First radio signal from an exoplanet could have been detected, scientists say

Stars and the Milky Way are seen on the Navajo Nation in Hidden Springs, Arizona
Stars and the Milky Way are seen on the Navajo Nation in Hidden Springs, Arizona

Scientists may have received the first radio signals from a planet outside of our solar system.

The breakthrough could allow for a major new way to examine and understand distant worlds, according to the astronomers who found it.

The signals are coming from the constellation Boötes, which can be seen in the northern sky.

But researchers suggest that more specifically the radio bursts are coming from an exoplanet, marking the first time we have ever collected a radio emission from another planet outside of our own neighbourhood. 

"We present one of the first hints of detecting an exoplanet in the radio realm," said Jake D Turner, a postdoctoral researcher at Cornell who helped lead the study.

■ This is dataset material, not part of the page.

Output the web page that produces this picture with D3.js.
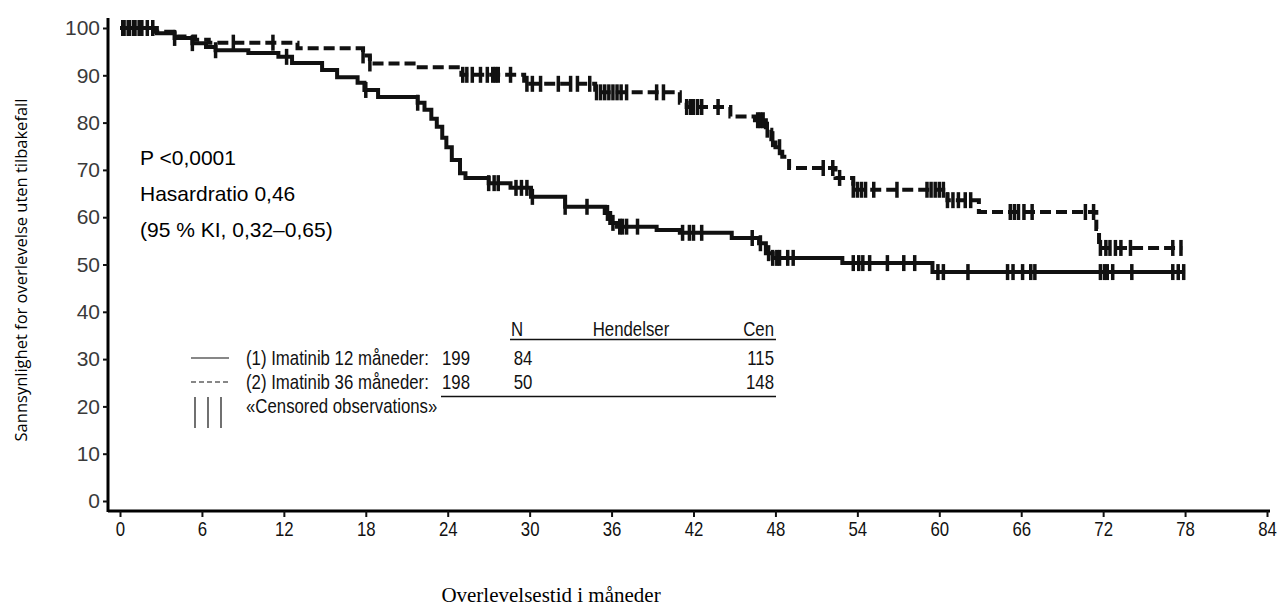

"The signal is from the Tau Boötes system, which contains a binary star and an exoplanet. We make the case for an emission by the planet itself. From the strength and polarization of the radio signal and the planet's magnetic field, it is compatible with theoretical predictions."

The findings are reported in the journal Astronomy & Astrophysics.

Further research must be done to confirm the source of the signals. But if it is the case then it will offer an entirely new way to understand worlds that are many light years away.

The researchers detected the bursts using a radio telescope in the Netherlands. They found signals coming from a star system that is a host to a kind of planet known as a hot Jupiter – large and gaseous like our neighbour, but much closer to its sun.

"If confirmed through follow-up observations," said Ray Jayawardhana, a professor at Cornell and a co-author on the new research, "this radio detection opens up a new window on exoplanets, giving us a novel way to examine alien worlds that are tens of light-years away."

If researchers are able to examine radio signals from distant planets, they could use them to understand their magnetic field. That in turn would help find out the properties of its interior and its atmosphere, as well as the interactions between stars and planets – all of which could be used to understand how habitable it might be.

The new research emerges from previous work the team did to examine our own Jupiter, and extrapolate to understand how it might look if viewed from up to 100 light-years away. That gave them the pattern that might show if a similar planet was found elsewhere – which they now believe to have done.

The signal is still weak and unconfirmed, however. Further examination using other radio telescopes should help give further details and finally say for sure whether it is really coming from another planet.